As I worshipped I thought about this strange and wonderful journey we call life and how it had brought me back ever so briefly to a place I had been before to be with people I had once served.  I realized that if, twenty years ago, I could have seen everything that was going to happen in my future I could not have faced it – not the joys, not that pains, not any of it.  And I suspect that if the congregation could have been shown its future the response would be the same.  And yet there I was and there they were.  We had made it from that time and place so long ago to this moment.  And we had made it through the grace of God.  As I worshipped I was caught up with the feeling that this day – like every day – truly is a miracle. 

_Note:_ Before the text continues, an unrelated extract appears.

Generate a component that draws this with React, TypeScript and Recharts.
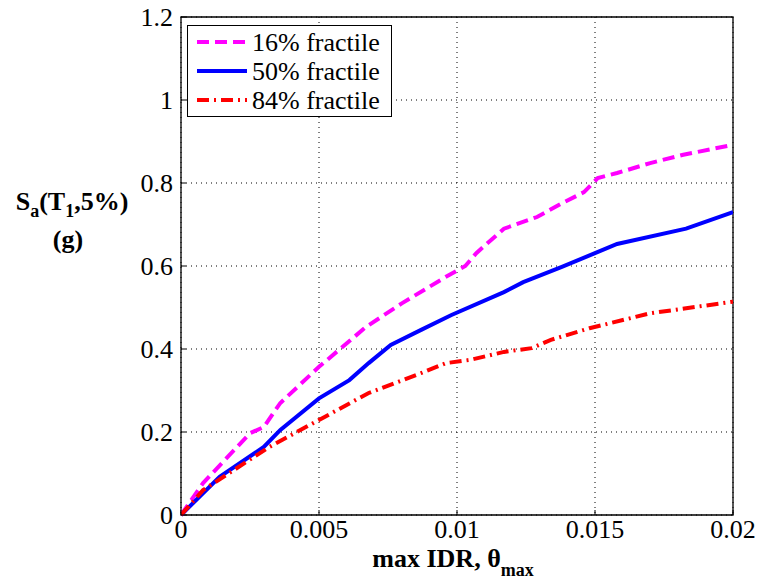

Something clicked for me during the Eucharistic prayer when the priest said the Memorial Acclamation: “Christ has died.  Christ is risen.  Christ will come again.”  Christ has died is the past, I thought.  It is where we have been.  It is no more, yet the experience of it somehow becomes a part of us.  Christ will come again is in the future.  We are not there yet and knowing what will transpire as we move toward it is not in our best interest.   All we need to know is that in the future the awaiting Christ will be with us.  Christ is risen is where we are right now.  We live in an eternal present of resurrection life and joy.  This day, this moment, this now is redeemed by God and infused with grace.  This moment, like every moment, is an abiding miracle.  As I went to the altar rail to receive communion I was caught up in an overwhelming sense of peace about all that was and all that is to come because God had brought me to that day.  It is a feeling that is with me even this morning.

Alice Bailey might say one of my ‘glamours’ was taken away.  Job might say, “I too once heard with my ears, but now see with my eyes.”  Bartimaeus, no longer blind, might encourage me to follow on the way.  Van Morrison might say, “I’ll sing the song of ages and dawn will end the night.” 

To be a spiritual person is to be a dweller on the threshold.  It is to want to know, to want to see, to want to perceive.  And it is to wait for the door to open, for the light to shine, for the dawn to come.  When we meet Job and Bartimaeus today we meet them on a day when the door is opened from the other side; a day when the thing they have long awaited is granted to them.  But for each there were many, many days of dwelling at the threshold facing only a closed door.  That may not seem very satisfying, but recognize this, when the door opened, they were there waiting. 

That is the spiritual life in a nutshell, isn’t it.  That is what the search for God and truth and insight and understanding is like.  Searching does not lead directly to finding.  Rather it puts us in the right place to receive when God’s light shines forth.  Better to be Bartimaeus sitting on the road side day after day after day so that the one day when Jesus walks by you are there, then to have resigned yourself to darkness.  Better to be Job contending with his comforters so that when God speaks you are ready to listen then to have given in and given up long ago.  Better to be Van Morrison dwelling at the threshold and waiting at the door than to have walked away in defeat.